The first line is prompting you for input, after you type in a name the program will display it back to you.
user3587529 about 10 years

I'm using Visual Studio and it won't let me use scanf, just scanf_s, but even with the buffer, it won't work, just skips the %s in the printf afterwards.
M-N about 10 years

you started a visual c++ project?
user3587529 about 10 years

Yes, I'm assuming that that's the problem... but what specifically?
M-N about 10 years

go to Project properties->Configuration Properties->C/C++->Preprocessor->Preprocessor Definitions click on edit and add _CRT_SECURE_NO_WARNINGS click ok, apply the settings and run the project
M.M about 10 years

@dmckee, name is correct and &name is wrong, however on common implementations both of those have the same representation, so it usually works.
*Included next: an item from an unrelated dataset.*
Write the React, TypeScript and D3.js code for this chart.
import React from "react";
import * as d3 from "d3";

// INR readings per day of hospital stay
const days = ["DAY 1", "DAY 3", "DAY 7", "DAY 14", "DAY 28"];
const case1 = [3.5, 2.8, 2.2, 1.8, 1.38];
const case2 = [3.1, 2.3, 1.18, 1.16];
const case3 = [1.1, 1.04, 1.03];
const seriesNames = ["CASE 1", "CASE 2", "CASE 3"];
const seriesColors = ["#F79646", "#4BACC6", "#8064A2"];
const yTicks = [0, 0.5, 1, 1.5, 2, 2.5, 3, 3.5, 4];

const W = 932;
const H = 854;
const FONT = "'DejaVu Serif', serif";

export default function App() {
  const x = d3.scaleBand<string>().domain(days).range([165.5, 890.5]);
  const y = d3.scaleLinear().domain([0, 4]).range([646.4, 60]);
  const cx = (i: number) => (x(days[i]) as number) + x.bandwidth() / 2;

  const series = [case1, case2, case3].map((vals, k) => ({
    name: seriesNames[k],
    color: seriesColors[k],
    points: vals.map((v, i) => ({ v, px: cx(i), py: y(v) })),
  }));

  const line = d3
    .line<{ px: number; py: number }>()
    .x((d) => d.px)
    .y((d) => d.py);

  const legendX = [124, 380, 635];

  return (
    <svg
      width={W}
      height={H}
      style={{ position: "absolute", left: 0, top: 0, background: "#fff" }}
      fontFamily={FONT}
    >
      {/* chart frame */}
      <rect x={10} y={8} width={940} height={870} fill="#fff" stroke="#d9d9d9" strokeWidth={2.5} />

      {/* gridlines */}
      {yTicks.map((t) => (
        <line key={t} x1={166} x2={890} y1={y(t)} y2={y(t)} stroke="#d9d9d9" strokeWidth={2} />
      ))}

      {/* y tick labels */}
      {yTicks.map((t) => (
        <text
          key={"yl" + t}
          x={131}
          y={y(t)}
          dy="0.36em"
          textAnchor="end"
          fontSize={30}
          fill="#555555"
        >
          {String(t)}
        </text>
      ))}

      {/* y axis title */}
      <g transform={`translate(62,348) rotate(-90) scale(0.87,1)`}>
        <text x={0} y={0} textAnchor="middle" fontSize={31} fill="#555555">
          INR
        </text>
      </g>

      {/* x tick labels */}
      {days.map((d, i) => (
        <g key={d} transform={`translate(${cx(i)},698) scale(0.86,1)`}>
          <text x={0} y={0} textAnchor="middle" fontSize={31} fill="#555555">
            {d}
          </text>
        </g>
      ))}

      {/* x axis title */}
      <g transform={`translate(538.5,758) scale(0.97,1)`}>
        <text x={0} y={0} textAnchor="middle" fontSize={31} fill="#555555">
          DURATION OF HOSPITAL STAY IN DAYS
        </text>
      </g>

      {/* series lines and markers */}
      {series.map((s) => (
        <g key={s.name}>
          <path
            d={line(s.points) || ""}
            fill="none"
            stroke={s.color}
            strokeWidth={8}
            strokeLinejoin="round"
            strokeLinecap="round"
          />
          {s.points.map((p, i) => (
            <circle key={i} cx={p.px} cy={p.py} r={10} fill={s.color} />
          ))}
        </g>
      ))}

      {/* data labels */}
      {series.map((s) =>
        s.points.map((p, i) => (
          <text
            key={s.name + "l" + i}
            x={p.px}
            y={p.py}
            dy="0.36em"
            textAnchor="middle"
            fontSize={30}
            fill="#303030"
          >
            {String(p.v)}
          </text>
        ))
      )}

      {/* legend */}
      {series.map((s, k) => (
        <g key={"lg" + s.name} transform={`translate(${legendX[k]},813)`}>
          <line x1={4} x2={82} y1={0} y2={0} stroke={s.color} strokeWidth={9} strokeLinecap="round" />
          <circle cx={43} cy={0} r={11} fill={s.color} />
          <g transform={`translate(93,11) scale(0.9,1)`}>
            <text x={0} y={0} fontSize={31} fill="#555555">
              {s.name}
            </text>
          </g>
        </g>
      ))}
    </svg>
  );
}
The %s specifier expects a char *.
dmckee --- ex-moderator kitten about 10 years

@MattMcNabb I agree that the correct for is without, but I don't think that it is by chance that it works the wrong way. I can't quote chapter and verse, but I think this is required: &name returns a pointer to a char array not a pointer to char, but scanf is variadic so all pointers are converted to void*, and a char array must be stored in a way that allows pointer indexing to work on it, so the &name form must work even though it is incorrect. Or something like that.
dmckee --- ex-moderator kitten about 10 years

Hmmm ... may be wrong about the pointer conversion. In which case a hypothetical compiler that stores pointers to arrays differently than other pointers could conceivably show different behavior.
Spikatrix about 9 years

Shouldn't the third argument of scanf_s be cast to (unsigned int) as sizeof returns a value of type size_t?
Jonathan Leffler about 9 years

@CoolGuy: If you're going to cast it, it should be cast to rsize_t (see the quote in the answer), but K.3.3 Common definitions <stddef.h> says (in its entirety): The header <stddef.h> defines a type.The type is rsize_t which is the type size_t. and references footnote 385, which says: See the description of the RSIZE_MAX macro in <stdint.h>. The discussion of RSIZE_MAX is considerably more extensive, but the intent is that it should usually be smaller than SIZE_MAX, with SIZE_MAX >> 1 being a suggested size.
Jonathan Leffler about 9 years

@dmckee: The notation &name generates a char (*)[64] in the context of the question (char name[64];). The %s format expects a char *, and simply referencing name yields a char *. As you can see, the two types are quite radically different. The unfortunate curiosity is that the value of &name viewed as a void * is the same as the value of name viewed as a void *. This allows scanf("%63s", &name) to 'work', but doesn't stop it being incorrect.
Jonathan Leffler about 9 years

@dmckee: Also note that the compiler does not do any type conversions on the pointers passed to scanf() — only integer types shorter than int or floating type shorter than double are subject to default argument promotion when passed to variadic functions such as scanf(), and since scanf() only takes pointers (unlike scanf_s() which also takes some integers), there is no default argument promotion in valid calls to scanf().
Dev-iL about 7 years

Welcome to Stack Overflow! While this code may answer the question, providing additional context regarding how and/or why it solves the problem would improve the answer's long-term value. It also doesn't hurt to mention why this answer is more appropriate than others.
Aashishkebab about 5 years

Ah, yes. A code snippet with no context and doesn't answer the question. Brilliant.